Originally created 11/28/02

Small-town police force sees growth with highway



PENDERGRASS, Ga. - For the time being, Rob Russell is a one-man police force in Pendergrass, a tiny Jackson County town northwest of Athens.

From his office window in the old train depot, he watches over the town's only handicapped parking space, and he can see the post office and library, the only government buildings that keep regular hours.

The town might not have much going on, just 105 people voted in the recent general election, according to vote totals taped to the inside of one of the depot's windows, but it has one thing that screams for a police force: a new highway.

By the time the police department begins to patrol the streets of Pendergrass at the first of the year, Chief Russell will have at least one other officer to help him protect and serve the town's 485 residents. Together, they'll work 100 hours a week patrolling the 25 miles of road in the city.

For out-of-towners just passing through Pendergrass, the new police force means another speed-limit enforcer on U.S. Highway 129 between Athens and Gainesville. Crews are finishing up two segments of a four-lane bypass that will skirt Pendergrass and Jefferson, allowing commuters to keep moving, rather than slowing for the narrow streets and pedestrian hazards of the two towns.

Developing a police department is a major undertaking for Pendergrass, a four-square-mile town with little more than a handful of businesses, a depot/city hall, a volunteer fire house, a post office and a one-room library.

The city spent $125,000 of last year's budget, mostly money collected in fees for business and beer licenses.

"I didn't know how much was involved (in creating a police department)," Mayor Monk Tolbert acknowledged.

First, officers can't enforce laws that aren't on the books, so the city council had to draft and approve a code of ordinances. Then, the city has to have some way to punish the people who break the laws, so leaders had to develop a municipal court. City fathers intend to hire a court clerk by the end of the year, according to Chief Russell. Next year's budget will be "considerably more," Mr. Tolbert said.

Plans for a city police department began a few years ago when Mr. Tolbert's son, Mark, was mayor.

City leaders knew the U.S. 129 bypass would encourage long-distance travelers to speed through the city, especially on certain autumn Saturdays, when a steady parade of fan-packed cars cuts through Pendergrass to get from Gainesville to Athens for University of Georgia football games.
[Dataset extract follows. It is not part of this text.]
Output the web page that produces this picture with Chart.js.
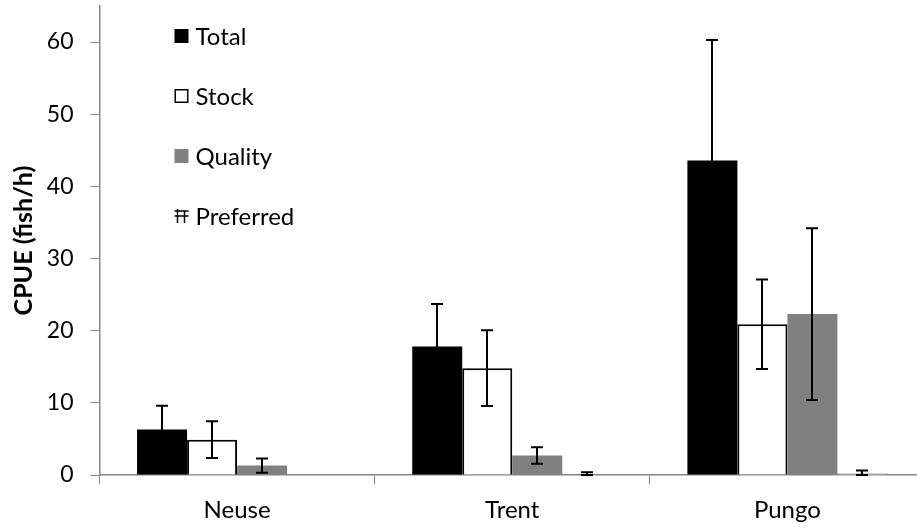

Before the bypass opened, game days brought a "mess" of traffic to downtown Pendergrass, Chief Russell said.

"We had traffic backed up from the Hall County line to Athens," he said.

The grant that will fund 75 percent of the police department's payroll for the first few years is aimed at burglary prevention, Chief Russell said.

"We never, ever, ever want a reputation as a speed trap," he said.

Instead, the chief said, he wants a close connection with the people who live or work in Pendergrass; he wants to supplement the stretched resources of the Jackson County Sheriff's Department so that Pendergrass residents have increased law enforcement.

"We won't be in the office much. You go out there. You turn your radio off and roll your window down and listen," he explained.

Mr. Tolbert said he expects some people will accuse the city of trying to generate revenue from the police force.

"I've already been advised to take my phone of the hook the day we start patrolling," he said.

"We won't be in the office much. You go out there. You turn your radio off and roll your window down and listen." - Rob Russell, lone police office patrolling the small town of Pendergrass, Ga.